Exercise » Set down the listing below verbatim, but only from its first line through the line containing "var yTicksLow = [0, 0.005, 0.01, 0.015, 0.02, 0.025];".

====== Given information

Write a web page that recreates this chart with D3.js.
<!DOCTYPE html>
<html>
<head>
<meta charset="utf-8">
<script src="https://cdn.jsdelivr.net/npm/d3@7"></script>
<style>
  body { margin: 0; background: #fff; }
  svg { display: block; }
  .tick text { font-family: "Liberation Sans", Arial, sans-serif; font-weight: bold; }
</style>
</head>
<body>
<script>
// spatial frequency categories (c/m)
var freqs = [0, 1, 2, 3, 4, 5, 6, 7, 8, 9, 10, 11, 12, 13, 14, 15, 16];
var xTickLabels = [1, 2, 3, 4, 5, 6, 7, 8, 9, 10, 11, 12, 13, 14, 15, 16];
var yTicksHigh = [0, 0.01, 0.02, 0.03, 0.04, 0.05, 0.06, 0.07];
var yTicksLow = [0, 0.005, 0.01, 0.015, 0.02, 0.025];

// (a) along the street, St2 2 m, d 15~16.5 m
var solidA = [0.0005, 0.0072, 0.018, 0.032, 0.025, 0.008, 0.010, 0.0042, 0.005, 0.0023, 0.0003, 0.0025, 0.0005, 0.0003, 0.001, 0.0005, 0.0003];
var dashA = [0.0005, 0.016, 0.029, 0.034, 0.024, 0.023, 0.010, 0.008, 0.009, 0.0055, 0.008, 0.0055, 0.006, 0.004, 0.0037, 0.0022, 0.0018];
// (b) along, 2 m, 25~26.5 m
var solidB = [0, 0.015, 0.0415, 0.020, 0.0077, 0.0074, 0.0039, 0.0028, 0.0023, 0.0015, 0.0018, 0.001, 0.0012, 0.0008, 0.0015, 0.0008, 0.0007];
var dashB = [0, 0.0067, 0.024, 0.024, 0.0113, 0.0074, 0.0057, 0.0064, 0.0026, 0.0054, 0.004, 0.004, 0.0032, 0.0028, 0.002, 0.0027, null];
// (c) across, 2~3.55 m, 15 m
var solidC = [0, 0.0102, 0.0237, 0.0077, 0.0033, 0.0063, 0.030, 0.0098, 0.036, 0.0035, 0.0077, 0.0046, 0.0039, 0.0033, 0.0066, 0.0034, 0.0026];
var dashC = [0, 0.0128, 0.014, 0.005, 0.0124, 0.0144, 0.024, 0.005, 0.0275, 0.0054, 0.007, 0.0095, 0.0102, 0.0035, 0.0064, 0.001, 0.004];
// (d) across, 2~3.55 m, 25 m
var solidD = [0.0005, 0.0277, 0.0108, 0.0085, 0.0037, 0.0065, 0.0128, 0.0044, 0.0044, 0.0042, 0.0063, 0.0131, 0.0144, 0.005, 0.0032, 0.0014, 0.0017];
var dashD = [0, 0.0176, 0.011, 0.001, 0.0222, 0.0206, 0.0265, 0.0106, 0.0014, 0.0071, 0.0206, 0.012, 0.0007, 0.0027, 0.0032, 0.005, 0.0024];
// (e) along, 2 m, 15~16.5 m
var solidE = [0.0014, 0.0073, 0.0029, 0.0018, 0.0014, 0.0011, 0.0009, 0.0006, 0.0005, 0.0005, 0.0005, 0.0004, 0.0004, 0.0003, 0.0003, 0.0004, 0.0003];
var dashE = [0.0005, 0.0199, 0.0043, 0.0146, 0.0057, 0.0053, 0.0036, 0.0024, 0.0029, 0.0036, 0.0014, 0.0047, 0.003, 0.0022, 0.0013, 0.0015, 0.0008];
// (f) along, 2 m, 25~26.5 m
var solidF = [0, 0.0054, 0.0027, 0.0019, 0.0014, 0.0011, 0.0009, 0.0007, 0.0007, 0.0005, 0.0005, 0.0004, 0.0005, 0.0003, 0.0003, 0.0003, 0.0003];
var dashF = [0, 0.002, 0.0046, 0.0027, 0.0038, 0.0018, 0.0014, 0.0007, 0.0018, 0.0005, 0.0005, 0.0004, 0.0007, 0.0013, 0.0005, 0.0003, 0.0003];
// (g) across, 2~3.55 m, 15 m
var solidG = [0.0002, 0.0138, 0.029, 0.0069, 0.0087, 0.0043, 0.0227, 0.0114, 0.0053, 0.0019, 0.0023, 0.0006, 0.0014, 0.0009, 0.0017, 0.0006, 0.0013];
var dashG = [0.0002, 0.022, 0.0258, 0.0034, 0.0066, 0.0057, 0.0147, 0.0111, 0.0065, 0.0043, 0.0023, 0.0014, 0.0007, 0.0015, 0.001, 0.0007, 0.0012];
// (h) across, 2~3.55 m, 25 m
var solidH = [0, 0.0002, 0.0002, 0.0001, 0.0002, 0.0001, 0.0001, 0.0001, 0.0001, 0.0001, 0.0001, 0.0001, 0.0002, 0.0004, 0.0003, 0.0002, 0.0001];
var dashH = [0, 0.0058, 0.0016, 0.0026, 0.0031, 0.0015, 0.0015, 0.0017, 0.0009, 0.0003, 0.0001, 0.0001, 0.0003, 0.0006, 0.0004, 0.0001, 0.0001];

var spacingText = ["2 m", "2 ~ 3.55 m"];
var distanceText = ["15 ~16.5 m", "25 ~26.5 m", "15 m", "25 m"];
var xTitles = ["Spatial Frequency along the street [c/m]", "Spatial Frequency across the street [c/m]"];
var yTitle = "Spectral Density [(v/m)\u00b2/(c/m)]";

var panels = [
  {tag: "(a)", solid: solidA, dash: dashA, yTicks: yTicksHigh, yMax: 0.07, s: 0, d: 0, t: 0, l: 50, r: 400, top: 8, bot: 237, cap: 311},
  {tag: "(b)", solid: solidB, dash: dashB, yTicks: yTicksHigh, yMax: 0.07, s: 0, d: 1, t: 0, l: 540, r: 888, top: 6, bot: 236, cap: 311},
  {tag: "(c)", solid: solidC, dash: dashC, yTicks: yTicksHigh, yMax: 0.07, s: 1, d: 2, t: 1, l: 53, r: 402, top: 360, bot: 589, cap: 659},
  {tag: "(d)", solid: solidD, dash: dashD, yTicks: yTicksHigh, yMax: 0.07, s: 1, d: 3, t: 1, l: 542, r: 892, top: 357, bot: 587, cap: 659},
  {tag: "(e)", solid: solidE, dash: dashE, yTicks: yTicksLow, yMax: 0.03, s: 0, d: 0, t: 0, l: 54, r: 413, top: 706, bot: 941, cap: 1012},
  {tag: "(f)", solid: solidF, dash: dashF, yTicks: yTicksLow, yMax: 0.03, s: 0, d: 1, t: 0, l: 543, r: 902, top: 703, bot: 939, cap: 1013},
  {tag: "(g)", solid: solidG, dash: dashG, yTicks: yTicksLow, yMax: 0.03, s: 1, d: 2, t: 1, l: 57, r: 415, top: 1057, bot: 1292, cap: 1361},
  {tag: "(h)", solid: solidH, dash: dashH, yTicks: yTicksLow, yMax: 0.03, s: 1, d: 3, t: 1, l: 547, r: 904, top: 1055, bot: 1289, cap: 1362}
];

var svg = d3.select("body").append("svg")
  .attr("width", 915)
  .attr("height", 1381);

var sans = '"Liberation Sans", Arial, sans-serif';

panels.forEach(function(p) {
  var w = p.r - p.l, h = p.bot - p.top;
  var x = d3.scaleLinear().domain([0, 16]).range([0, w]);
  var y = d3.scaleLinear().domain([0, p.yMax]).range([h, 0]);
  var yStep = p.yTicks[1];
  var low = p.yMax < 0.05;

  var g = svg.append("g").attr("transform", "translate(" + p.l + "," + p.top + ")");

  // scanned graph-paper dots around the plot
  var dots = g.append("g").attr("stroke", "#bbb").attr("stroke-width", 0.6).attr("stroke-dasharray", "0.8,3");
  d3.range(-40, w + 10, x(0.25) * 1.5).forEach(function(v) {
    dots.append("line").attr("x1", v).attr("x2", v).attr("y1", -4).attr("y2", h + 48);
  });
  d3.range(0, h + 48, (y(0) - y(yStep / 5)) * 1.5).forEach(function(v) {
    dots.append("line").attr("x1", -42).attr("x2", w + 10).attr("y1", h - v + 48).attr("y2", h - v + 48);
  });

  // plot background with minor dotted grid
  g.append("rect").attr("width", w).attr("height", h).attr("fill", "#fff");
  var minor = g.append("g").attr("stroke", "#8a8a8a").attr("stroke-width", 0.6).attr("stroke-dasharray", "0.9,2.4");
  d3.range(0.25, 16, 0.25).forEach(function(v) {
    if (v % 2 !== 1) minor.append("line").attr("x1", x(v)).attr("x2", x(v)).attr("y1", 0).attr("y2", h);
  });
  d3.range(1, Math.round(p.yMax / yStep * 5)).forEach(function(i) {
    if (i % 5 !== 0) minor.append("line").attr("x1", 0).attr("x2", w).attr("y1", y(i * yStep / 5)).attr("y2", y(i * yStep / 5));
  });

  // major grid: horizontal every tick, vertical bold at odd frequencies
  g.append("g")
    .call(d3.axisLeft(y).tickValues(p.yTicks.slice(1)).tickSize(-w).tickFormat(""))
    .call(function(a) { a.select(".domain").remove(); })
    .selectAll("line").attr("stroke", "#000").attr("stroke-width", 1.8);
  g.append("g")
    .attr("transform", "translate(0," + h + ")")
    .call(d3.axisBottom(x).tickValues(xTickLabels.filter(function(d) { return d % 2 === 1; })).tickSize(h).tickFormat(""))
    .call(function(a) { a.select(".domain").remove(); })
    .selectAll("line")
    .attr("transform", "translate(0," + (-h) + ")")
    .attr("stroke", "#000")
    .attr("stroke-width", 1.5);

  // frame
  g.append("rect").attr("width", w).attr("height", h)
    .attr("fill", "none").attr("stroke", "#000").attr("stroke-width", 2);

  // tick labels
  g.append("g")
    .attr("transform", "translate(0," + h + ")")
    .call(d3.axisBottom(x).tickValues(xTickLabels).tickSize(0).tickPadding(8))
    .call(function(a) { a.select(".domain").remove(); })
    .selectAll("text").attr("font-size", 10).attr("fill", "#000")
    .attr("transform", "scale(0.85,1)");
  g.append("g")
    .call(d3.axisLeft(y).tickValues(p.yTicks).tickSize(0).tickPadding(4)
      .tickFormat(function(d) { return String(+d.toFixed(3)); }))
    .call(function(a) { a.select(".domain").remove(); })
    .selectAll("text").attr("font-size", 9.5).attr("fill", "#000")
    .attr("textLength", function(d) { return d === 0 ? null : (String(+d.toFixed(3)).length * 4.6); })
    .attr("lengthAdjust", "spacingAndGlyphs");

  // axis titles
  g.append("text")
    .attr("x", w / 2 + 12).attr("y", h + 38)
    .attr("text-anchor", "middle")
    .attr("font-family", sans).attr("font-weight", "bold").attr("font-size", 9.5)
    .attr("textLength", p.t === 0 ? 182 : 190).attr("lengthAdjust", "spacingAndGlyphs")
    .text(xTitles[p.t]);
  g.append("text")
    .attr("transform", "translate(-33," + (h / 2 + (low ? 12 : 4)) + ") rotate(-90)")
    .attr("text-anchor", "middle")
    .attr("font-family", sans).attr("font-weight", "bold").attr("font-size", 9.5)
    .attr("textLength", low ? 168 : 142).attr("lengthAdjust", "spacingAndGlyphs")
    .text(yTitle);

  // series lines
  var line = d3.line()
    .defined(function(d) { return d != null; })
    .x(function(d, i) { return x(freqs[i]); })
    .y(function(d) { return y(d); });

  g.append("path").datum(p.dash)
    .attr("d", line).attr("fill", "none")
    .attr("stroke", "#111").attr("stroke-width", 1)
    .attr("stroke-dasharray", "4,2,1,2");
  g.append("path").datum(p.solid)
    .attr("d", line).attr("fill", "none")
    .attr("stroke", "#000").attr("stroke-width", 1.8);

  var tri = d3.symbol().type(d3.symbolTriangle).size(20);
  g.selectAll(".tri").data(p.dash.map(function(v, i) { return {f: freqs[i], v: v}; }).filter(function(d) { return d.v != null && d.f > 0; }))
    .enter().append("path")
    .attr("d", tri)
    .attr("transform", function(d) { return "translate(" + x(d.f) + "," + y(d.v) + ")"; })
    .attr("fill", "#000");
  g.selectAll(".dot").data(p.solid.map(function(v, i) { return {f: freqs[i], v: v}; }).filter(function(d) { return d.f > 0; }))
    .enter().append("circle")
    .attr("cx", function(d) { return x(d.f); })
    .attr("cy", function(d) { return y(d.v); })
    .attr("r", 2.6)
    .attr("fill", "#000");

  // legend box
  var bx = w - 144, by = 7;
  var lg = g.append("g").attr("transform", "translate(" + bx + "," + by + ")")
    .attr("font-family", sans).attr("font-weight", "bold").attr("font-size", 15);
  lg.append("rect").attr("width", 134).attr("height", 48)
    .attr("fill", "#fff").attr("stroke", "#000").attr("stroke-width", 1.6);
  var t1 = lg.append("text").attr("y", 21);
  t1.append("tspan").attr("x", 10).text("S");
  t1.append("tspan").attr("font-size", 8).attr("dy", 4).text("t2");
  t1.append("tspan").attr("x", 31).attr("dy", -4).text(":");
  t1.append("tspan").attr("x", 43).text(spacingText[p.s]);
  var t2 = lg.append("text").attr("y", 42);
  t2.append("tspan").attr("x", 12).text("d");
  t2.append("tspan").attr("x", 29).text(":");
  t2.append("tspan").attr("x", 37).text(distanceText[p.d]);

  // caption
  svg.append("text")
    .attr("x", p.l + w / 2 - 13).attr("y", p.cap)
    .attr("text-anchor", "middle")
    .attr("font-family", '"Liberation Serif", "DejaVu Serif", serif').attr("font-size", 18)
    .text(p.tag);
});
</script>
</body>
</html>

============

Answer to the problem »
Write a web page that recreates this chart with D3.js.
<!DOCTYPE html>
<html>
<head>
<meta charset="utf-8">
<script src="https://cdn.jsdelivr.net/npm/d3@7"></script>
<style>
  body { margin: 0; background: #fff; }
  svg { display: block; }
  .tick text { font-family: "Liberation Sans", Arial, sans-serif; font-weight: bold; }
</style>
</head>
<body>
<script>
// spatial frequency categories (c/m)
var freqs = [0, 1, 2, 3, 4, 5, 6, 7, 8, 9, 10, 11, 12, 13, 14, 15, 16];
var xTickLabels = [1, 2, 3, 4, 5, 6, 7, 8, 9, 10, 11, 12, 13, 14, 15, 16];
var yTicksHigh = [0, 0.01, 0.02, 0.03, 0.04, 0.05, 0.06, 0.07];
var yTicksLow = [0, 0.005, 0.01, 0.015, 0.02, 0.025];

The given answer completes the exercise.